*GIVEN INSTRUCTION*. Restate the full listing word for word and leave the pictures out.

*INPUT RECORDS*.
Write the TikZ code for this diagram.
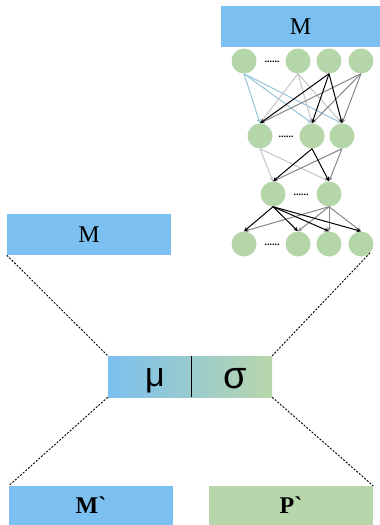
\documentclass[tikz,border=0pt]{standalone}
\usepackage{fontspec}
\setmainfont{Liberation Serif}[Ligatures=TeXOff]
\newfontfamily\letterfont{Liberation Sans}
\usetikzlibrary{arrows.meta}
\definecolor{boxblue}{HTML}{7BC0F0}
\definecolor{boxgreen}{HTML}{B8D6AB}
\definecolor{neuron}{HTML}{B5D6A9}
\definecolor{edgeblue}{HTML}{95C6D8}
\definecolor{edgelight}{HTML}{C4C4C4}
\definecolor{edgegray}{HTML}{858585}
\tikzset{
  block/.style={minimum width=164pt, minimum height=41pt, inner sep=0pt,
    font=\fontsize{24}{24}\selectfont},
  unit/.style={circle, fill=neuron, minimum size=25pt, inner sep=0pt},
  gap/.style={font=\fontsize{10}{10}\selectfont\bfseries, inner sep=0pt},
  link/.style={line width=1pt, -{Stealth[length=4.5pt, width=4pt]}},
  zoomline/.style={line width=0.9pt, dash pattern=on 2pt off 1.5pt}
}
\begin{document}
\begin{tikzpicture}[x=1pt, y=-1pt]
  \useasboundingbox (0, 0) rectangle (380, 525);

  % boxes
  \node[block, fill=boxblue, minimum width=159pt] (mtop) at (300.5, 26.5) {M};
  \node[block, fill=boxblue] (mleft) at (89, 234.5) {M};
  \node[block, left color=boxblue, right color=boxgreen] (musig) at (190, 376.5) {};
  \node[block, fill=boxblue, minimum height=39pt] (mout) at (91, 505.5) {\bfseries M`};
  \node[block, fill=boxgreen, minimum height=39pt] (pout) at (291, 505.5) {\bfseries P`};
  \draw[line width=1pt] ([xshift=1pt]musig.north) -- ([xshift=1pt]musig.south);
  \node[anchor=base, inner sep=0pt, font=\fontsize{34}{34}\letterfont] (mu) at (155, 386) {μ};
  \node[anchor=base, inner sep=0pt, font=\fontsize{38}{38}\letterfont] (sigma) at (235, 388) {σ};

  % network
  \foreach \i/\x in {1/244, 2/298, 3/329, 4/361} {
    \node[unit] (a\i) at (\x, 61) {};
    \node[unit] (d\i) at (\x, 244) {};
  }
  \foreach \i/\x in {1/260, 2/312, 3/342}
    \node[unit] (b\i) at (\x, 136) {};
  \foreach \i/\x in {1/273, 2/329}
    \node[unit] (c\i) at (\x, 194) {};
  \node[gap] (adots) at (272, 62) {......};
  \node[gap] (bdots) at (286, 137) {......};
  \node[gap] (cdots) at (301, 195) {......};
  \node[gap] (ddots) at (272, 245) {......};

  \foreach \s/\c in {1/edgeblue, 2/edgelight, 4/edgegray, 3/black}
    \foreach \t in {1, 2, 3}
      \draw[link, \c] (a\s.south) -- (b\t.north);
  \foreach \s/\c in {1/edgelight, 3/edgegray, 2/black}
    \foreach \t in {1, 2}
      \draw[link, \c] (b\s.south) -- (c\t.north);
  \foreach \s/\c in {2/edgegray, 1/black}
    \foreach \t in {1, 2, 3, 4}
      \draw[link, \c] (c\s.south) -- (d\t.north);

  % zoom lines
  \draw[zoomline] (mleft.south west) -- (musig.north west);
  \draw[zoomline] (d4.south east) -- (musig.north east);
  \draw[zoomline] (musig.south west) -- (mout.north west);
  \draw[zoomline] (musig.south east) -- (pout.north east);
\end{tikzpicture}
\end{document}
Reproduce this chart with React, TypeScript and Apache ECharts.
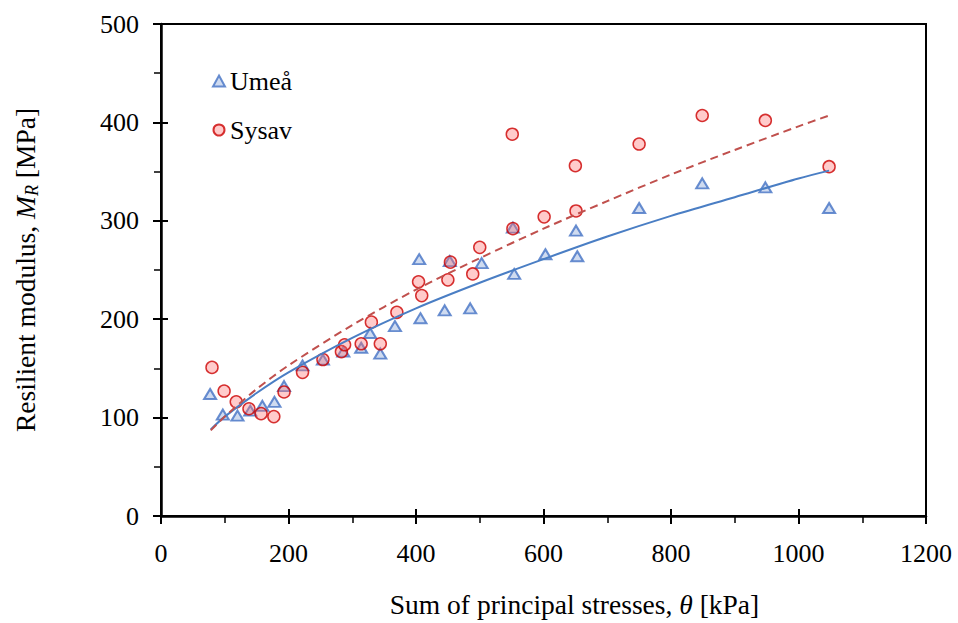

*CORRECT RESULT*.
Write the TikZ code for this diagram.
\documentclass[tikz,border=0pt]{standalone}
\usepackage{fontspec}
\setmainfont{Liberation Serif}[Ligatures=TeXOff]
\newfontfamily\letterfont{Liberation Sans}
\usetikzlibrary{arrows.meta}
\definecolor{boxblue}{HTML}{7BC0F0}
\definecolor{boxgreen}{HTML}{B8D6AB}
\definecolor{neuron}{HTML}{B5D6A9}
\definecolor{edgeblue}{HTML}{95C6D8}
\definecolor{edgelight}{HTML}{C4C4C4}
\definecolor{edgegray}{HTML}{858585}
\tikzset{
  block/.style={minimum width=164pt, minimum height=41pt, inner sep=0pt,
    font=\fontsize{24}{24}\selectfont},
  unit/.style={circle, fill=neuron, minimum size=25pt, inner sep=0pt},
  gap/.style={font=\fontsize{10}{10}\selectfont\bfseries, inner sep=0pt},
  link/.style={line width=1pt, -{Stealth[length=4.5pt, width=4pt]}},
  zoomline/.style={line width=0.9pt, dash pattern=on 2pt off 1.5pt}
}
\begin{document}
\begin{tikzpicture}[x=1pt, y=-1pt]
  \useasboundingbox (0, 0) rectangle (380, 525);

  % boxes
  \node[block, fill=boxblue, minimum width=159pt] (mtop) at (300.5, 26.5) {M};
  \node[block, fill=boxblue] (mleft) at (89, 234.5) {M};
  \node[block, left color=boxblue, right color=boxgreen] (musig) at (190, 376.5) {};
  \node[block, fill=boxblue, minimum height=39pt] (mout) at (91, 505.5) {\bfseries M`};
  \node[block, fill=boxgreen, minimum height=39pt] (pout) at (291, 505.5) {\bfseries P`};
  \draw[line width=1pt] ([xshift=1pt]musig.north) -- ([xshift=1pt]musig.south);
  \node[anchor=base, inner sep=0pt, font=\fontsize{34}{34}\letterfont] (mu) at (155, 386) {μ};
  \node[anchor=base, inner sep=0pt, font=\fontsize{38}{38}\letterfont] (sigma) at (235, 388) {σ};

  % network
  \foreach \i/\x in {1/244, 2/298, 3/329, 4/361} {
    \node[unit] (a\i) at (\x, 61) {};
    \node[unit] (d\i) at (\x, 244) {};
  }
  \foreach \i/\x in {1/260, 2/312, 3/342}
    \node[unit] (b\i) at (\x, 136) {};
  \foreach \i/\x in {1/273, 2/329}
    \node[unit] (c\i) at (\x, 194) {};
  \node[gap] (adots) at (272, 62) {......};
  \node[gap] (bdots) at (286, 137) {......};
  \node[gap] (cdots) at (301, 195) {......};
  \node[gap] (ddots) at (272, 245) {......};

  \foreach \s/\c in {1/edgeblue, 2/edgelight, 4/edgegray, 3/black}
    \foreach \t in {1, 2, 3}
      \draw[link, \c] (a\s.south) -- (b\t.north);
  \foreach \s/\c in {1/edgelight, 3/edgegray, 2/black}
    \foreach \t in {1, 2}
      \draw[link, \c] (b\s.south) -- (c\t.north);
  \foreach \s/\c in {2/edgegray, 1/black}
    \foreach \t in {1, 2, 3, 4}
      \draw[link, \c] (c\s.south) -- (d\t.north);

  % zoom lines
  \draw[zoomline] (mleft.south west) -- (musig.north west);
  \draw[zoomline] (d4.south east) -- (musig.north east);
  \draw[zoomline] (musig.south west) -- (mout.north west);
  \draw[zoomline] (musig.south east) -- (pout.north east);
\end{tikzpicture}
\end{document}
Reproduce this chart with React, TypeScript and Apache ECharts.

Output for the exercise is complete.